Look at this: my novels for sale at iBooks.

Ammonite (1993): $11.99
Slow River (1995): $11.99
The Blue Place (1998): $9.99
Stay (2002): $9.99
Always (2007): $12.99

If there's a better way to show the lack of sense in ebook pricing, I don't know what it might be.

But it's not just the prices that are thoroughly confusing. Look at how each book is characterised:

Ammonite: 'Sci-Fi & Fantasy: Adventure'
Slow River: 'Fiction & Literature'
The Blue Place: 'Gay'
Stay: 'Hard-Boiled'
Always: 'Literary'

I can't make this make sense. Ammonite and Slow River are from the same publisher. They're both well-written science fiction with lesbian characters. Both have adventure (and sex). Both have extrapolative science. Both are novels of character. So why is one 'literature' and the other 'adventure'? How would you classify them?
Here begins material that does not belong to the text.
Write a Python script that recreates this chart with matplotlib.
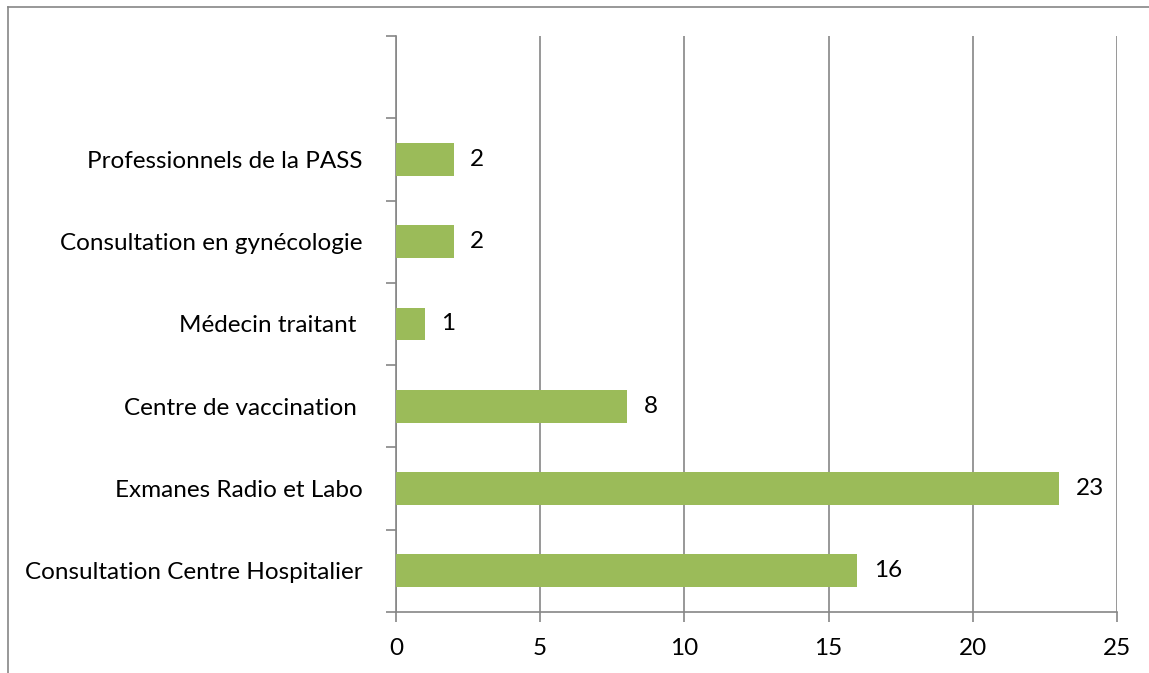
import matplotlib
matplotlib.use("Agg")
import matplotlib.pyplot as plt
import numpy as np
from matplotlib.lines import Line2D

categories = [
    "Consultation Centre Hospitalier",
    "Exmanes Radio et Labo",
    "Centre de vaccination ",
    "Médecin traitant ",
    "Consultation en gynécologie",
    "Professionnels de la PASS",
]
values = [16, 23, 8, 1, 2, 2]
xticks = [0, 5, 10, 15, 20, 25]

GREY = "#868686"
GREEN = "#9BBB59"
FS = 17.5

plt.rcParams["font.family"] = ["Lato", "DejaVu Sans"]

fig = plt.figure(figsize=(11.49, 6.73), dpi=100)
ax = fig.add_axes([396 / 1149, 1 - 612 / 673, (1117 - 396) / 1149, (612 - 36) / 673])

y = np.arange(len(categories))
ax.barh(y, values, height=0.4, color=GREEN, zorder=3)
for yi, v in zip(y, values):
    ax.annotate(str(v), (v, yi), xytext=(12, 0), textcoords="offset points",
                va="center", ha="left", fontsize=FS, color="black")

ax.set_xlim(0, 25)
ax.set_ylim(-0.5, len(categories) + 0.5)
ax.set_xticks(xticks)
ax.set_xticklabels([str(t) for t in xticks])
ax.set_yticks(y)
ax.set_yticklabels(categories)
ax.set_yticks(np.arange(-0.5, len(categories) + 1), minor=True)
ax.tick_params(axis="y", which="major", length=0, pad=24, labelsize=FS)
ax.tick_params(axis="y", which="minor", length=7, width=1.2, color=GREY, direction="out")
ax.tick_params(axis="x", which="major", length=7, width=1.2, color=GREY, direction="out",
               pad=12, labelsize=FS)

ax.grid(True, axis="x", color=GREY, linewidth=1.2, zorder=0)
for side in ["top", "right"]:
    ax.spines[side].set_visible(False)
for side in ["left", "bottom"]:
    ax.spines[side].set_color(GREY)
    ax.spines[side].set_linewidth(1.2)

# chart-area border, cut off at the right and bottom of the image
fig.add_artist(Line2D([8 / 1149, 8 / 1149], [0, 1 - 7 / 673], color=GREY, linewidth=1.2,
                      transform=fig.transFigure))
fig.add_artist(Line2D([8 / 1149, 1], [1 - 7 / 673, 1 - 7 / 673], color=GREY, linewidth=1.2,
                      transform=fig.transFigure))

fig.savefig("out.png", dpi=100)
The really mind-boggling bit, though, is the variety of description for The Blue Place, Stay, and Always. Three novels about the same character, Aud. Yet one is 'gay' (Aud is not a man, for those who are confused), one is 'hard-boiled' and one 'literary'. One day I'll get all the rights back and republish as 'Literature & Lesbian: series crime fiction' or somesuch. How would you describe them?

What's the most ridiculous book tag/description you've seen to date?